What you will do: In your copy, include every line of the listing below exactly but none of the pictures.
● ● ● ● ● ● ●
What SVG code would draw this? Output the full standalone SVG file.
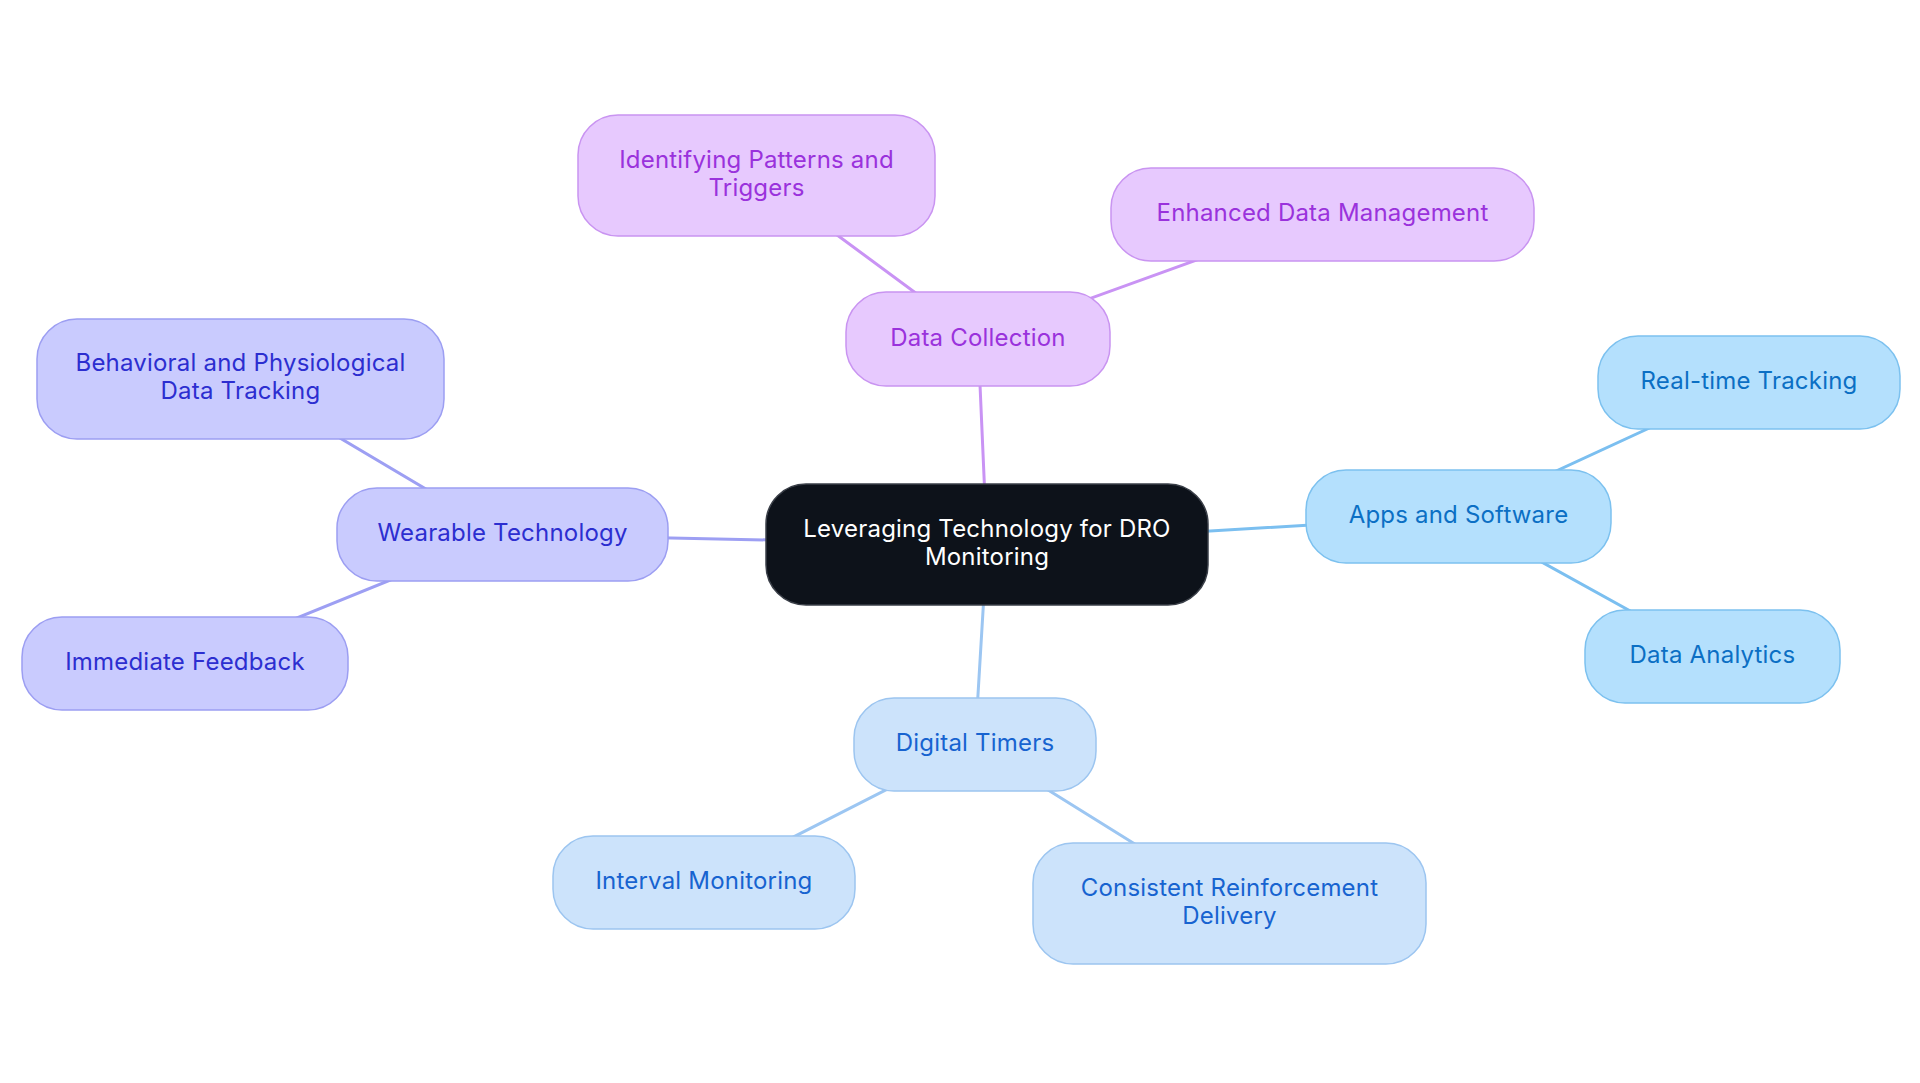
<svg xmlns="http://www.w3.org/2000/svg" width="1920" height="1083" viewBox="0 0 1920 1083">
<style>
text{font-family:Inter,"Noto Sans","Liberation Sans",sans-serif;font-size:24px;letter-spacing:0.2px;text-anchor:middle}
.e{fill:none;stroke-width:3;stroke-linecap:round}
.ep{stroke:#c993f4}.ew{stroke:#9d9ff3}.ea{stroke:#7bbff0}.ed{stroke:#9cc6f2}
.np{fill:#e7c9fe;stroke:#c994f1;stroke-width:1.5}.tp{fill:#9a32dc}
.nw{fill:#c9cbfe;stroke:#9c9ef2;stroke-width:1.5}.tw{fill:#2c2ed0}
.na{fill:#b4e0fd;stroke:#7cc1ef;stroke-width:1.5}.ta{fill:#0b6fc4}
.nd{fill:#cce3fb;stroke:#9cc5f0;stroke-width:1.5}.td{fill:#1763d0}
.nc{fill:#0d121a;stroke:#3a3f48;stroke-width:1.5}.tc{fill:#ffffff}
</style>
<rect width="1920" height="1083" fill="#ffffff"/>
<g id="connectors">
<line class="e ep" x1="987" y1="544.5" x2="978" y2="339"/>
<line class="e ep" x1="978" y1="339" x2="756.5" y2="175.5"/>
<line class="e ep" x1="978" y1="339" x2="1322.5" y2="214.5"/>
<line class="e ew" x1="987" y1="544.5" x2="502.5" y2="534.5"/>
<line class="e ew" x1="502.5" y1="534.5" x2="240.5" y2="379"/>
<line class="e ew" x1="502.5" y1="534.5" x2="185" y2="663.5"/>
<line class="e ea" x1="987" y1="544.5" x2="1458.5" y2="516"/>
<line class="e ea" x1="1458.5" y1="516" x2="1749" y2="382"/>
<line class="e ea" x1="1458.5" y1="516" x2="1712.5" y2="656.5"/>
<line class="e ed" x1="987" y1="544.5" x2="975" y2="744.5"/>
<line class="e ed" x1="975" y1="744.5" x2="704" y2="882.5"/>
<line class="e ed" x1="975" y1="744.5" x2="1229.5" y2="903"/>
</g>
<g id="root">
<rect class="nc" x="766" y="484" width="442" height="121" rx="40"/>
<text class="tc" x="987" y="537">Leveraging Technology for DRO</text>
<text class="tc" x="987" y="565">Monitoring</text>
</g>
<g id="data-collection">
<rect class="np" x="846" y="292" width="264" height="94" rx="40"/>
<text class="tp" x="978" y="346">Data Collection</text>
</g>
<g id="identifying-patterns">
<rect class="np" x="578" y="115" width="357" height="121" rx="40"/>
<text class="tp" x="756.5" y="168">Identifying Patterns and</text>
<text class="tp" x="756.5" y="196">Triggers</text>
</g>
<g id="enhanced-data">
<rect class="np" x="1111" y="168" width="423" height="93" rx="40"/>
<text class="tp" x="1322.5" y="221">Enhanced Data Management</text>
</g>
<g id="wearable">
<rect class="nw" x="337" y="488" width="331" height="93" rx="40"/>
<text class="tw" x="502.5" y="541">Wearable Technology</text>
</g>
<g id="behavioral">
<rect class="nw" x="37" y="319" width="407" height="120" rx="40"/>
<text class="tw" x="240.5" y="371">Behavioral and Physiological</text>
<text class="tw" x="240.5" y="399">Data Tracking</text>
</g>
<g id="immediate-feedback">
<rect class="nw" x="22" y="617" width="326" height="93" rx="40"/>
<text class="tw" x="185" y="670">Immediate Feedback</text>
</g>
<g id="apps">
<rect class="na" x="1306" y="470" width="305" height="93" rx="40"/>
<text class="ta" x="1458.5" y="523">Apps and Software</text>
</g>
<g id="real-time">
<rect class="na" x="1598" y="336" width="302" height="93" rx="40"/>
<text class="ta" x="1749" y="389">Real-time Tracking</text>
</g>
<g id="data-analytics">
<rect class="na" x="1585" y="610" width="255" height="93" rx="40"/>
<text class="ta" x="1712.5" y="663">Data Analytics</text>
</g>
<g id="digital-timers">
<rect class="nd" x="854" y="698" width="242" height="93" rx="40"/>
<text class="td" x="975" y="751">Digital Timers</text>
</g>
<g id="interval-monitoring">
<rect class="nd" x="553" y="836" width="302" height="93" rx="40"/>
<text class="td" x="704" y="889">Interval Monitoring</text>
</g>
<g id="consistent-reinforcement">
<rect class="nd" x="1033" y="843" width="393" height="121" rx="40"/>
<text class="td" x="1229.5" y="896">Consistent Reinforcement</text>
<text class="td" x="1229.5" y="924">Delivery</text>
</g>
</svg>
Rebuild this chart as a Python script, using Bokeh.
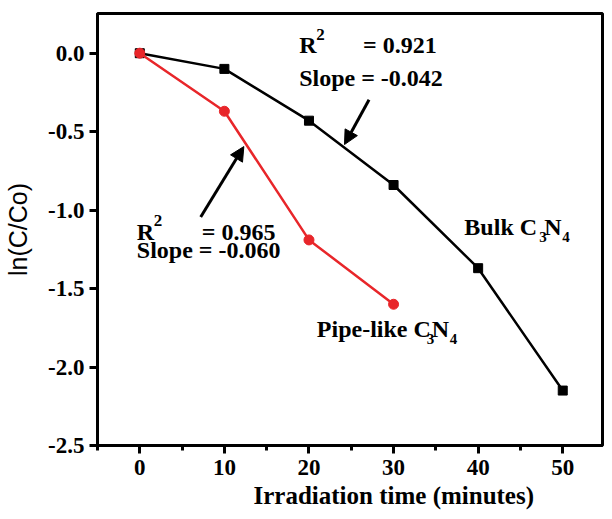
● ● ● ● ● ● ●
Response to this task:
What SVG code would draw this? Output the full standalone SVG file.
<svg xmlns="http://www.w3.org/2000/svg" width="1920" height="1083" viewBox="0 0 1920 1083">
<style>
text{font-family:Inter,"Noto Sans","Liberation Sans",sans-serif;font-size:24px;letter-spacing:0.2px;text-anchor:middle}
.e{fill:none;stroke-width:3;stroke-linecap:round}
.ep{stroke:#c993f4}.ew{stroke:#9d9ff3}.ea{stroke:#7bbff0}.ed{stroke:#9cc6f2}
.np{fill:#e7c9fe;stroke:#c994f1;stroke-width:1.5}.tp{fill:#9a32dc}
.nw{fill:#c9cbfe;stroke:#9c9ef2;stroke-width:1.5}.tw{fill:#2c2ed0}
.na{fill:#b4e0fd;stroke:#7cc1ef;stroke-width:1.5}.ta{fill:#0b6fc4}
.nd{fill:#cce3fb;stroke:#9cc5f0;stroke-width:1.5}.td{fill:#1763d0}
.nc{fill:#0d121a;stroke:#3a3f48;stroke-width:1.5}.tc{fill:#ffffff}
</style>
<rect width="1920" height="1083" fill="#ffffff"/>
<g id="connectors">
<line class="e ep" x1="987" y1="544.5" x2="978" y2="339"/>
<line class="e ep" x1="978" y1="339" x2="756.5" y2="175.5"/>
<line class="e ep" x1="978" y1="339" x2="1322.5" y2="214.5"/>
<line class="e ew" x1="987" y1="544.5" x2="502.5" y2="534.5"/>
<line class="e ew" x1="502.5" y1="534.5" x2="240.5" y2="379"/>
<line class="e ew" x1="502.5" y1="534.5" x2="185" y2="663.5"/>
<line class="e ea" x1="987" y1="544.5" x2="1458.5" y2="516"/>
<line class="e ea" x1="1458.5" y1="516" x2="1749" y2="382"/>
<line class="e ea" x1="1458.5" y1="516" x2="1712.5" y2="656.5"/>
<line class="e ed" x1="987" y1="544.5" x2="975" y2="744.5"/>
<line class="e ed" x1="975" y1="744.5" x2="704" y2="882.5"/>
<line class="e ed" x1="975" y1="744.5" x2="1229.5" y2="903"/>
</g>
<g id="root">
<rect class="nc" x="766" y="484" width="442" height="121" rx="40"/>
<text class="tc" x="987" y="537">Leveraging Technology for DRO</text>
<text class="tc" x="987" y="565">Monitoring</text>
</g>
<g id="data-collection">
<rect class="np" x="846" y="292" width="264" height="94" rx="40"/>
<text class="tp" x="978" y="346">Data Collection</text>
</g>
<g id="identifying-patterns">
<rect class="np" x="578" y="115" width="357" height="121" rx="40"/>
<text class="tp" x="756.5" y="168">Identifying Patterns and</text>
<text class="tp" x="756.5" y="196">Triggers</text>
</g>
<g id="enhanced-data">
<rect class="np" x="1111" y="168" width="423" height="93" rx="40"/>
<text class="tp" x="1322.5" y="221">Enhanced Data Management</text>
</g>
<g id="wearable">
<rect class="nw" x="337" y="488" width="331" height="93" rx="40"/>
<text class="tw" x="502.5" y="541">Wearable Technology</text>
</g>
<g id="behavioral">
<rect class="nw" x="37" y="319" width="407" height="120" rx="40"/>
<text class="tw" x="240.5" y="371">Behavioral and Physiological</text>
<text class="tw" x="240.5" y="399">Data Tracking</text>
</g>
<g id="immediate-feedback">
<rect class="nw" x="22" y="617" width="326" height="93" rx="40"/>
<text class="tw" x="185" y="670">Immediate Feedback</text>
</g>
<g id="apps">
<rect class="na" x="1306" y="470" width="305" height="93" rx="40"/>
<text class="ta" x="1458.5" y="523">Apps and Software</text>
</g>
<g id="real-time">
<rect class="na" x="1598" y="336" width="302" height="93" rx="40"/>
<text class="ta" x="1749" y="389">Real-time Tracking</text>
</g>
<g id="data-analytics">
<rect class="na" x="1585" y="610" width="255" height="93" rx="40"/>
<text class="ta" x="1712.5" y="663">Data Analytics</text>
</g>
<g id="digital-timers">
<rect class="nd" x="854" y="698" width="242" height="93" rx="40"/>
<text class="td" x="975" y="751">Digital Timers</text>
</g>
<g id="interval-monitoring">
<rect class="nd" x="553" y="836" width="302" height="93" rx="40"/>
<text class="td" x="704" y="889">Interval Monitoring</text>
</g>
<g id="consistent-reinforcement">
<rect class="nd" x="1033" y="843" width="393" height="121" rx="40"/>
<text class="td" x="1229.5" y="896">Consistent Reinforcement</text>
<text class="td" x="1229.5" y="924">Delivery</text>
</g>
</svg>
Rebuild this chart as a Python script, using Bokeh.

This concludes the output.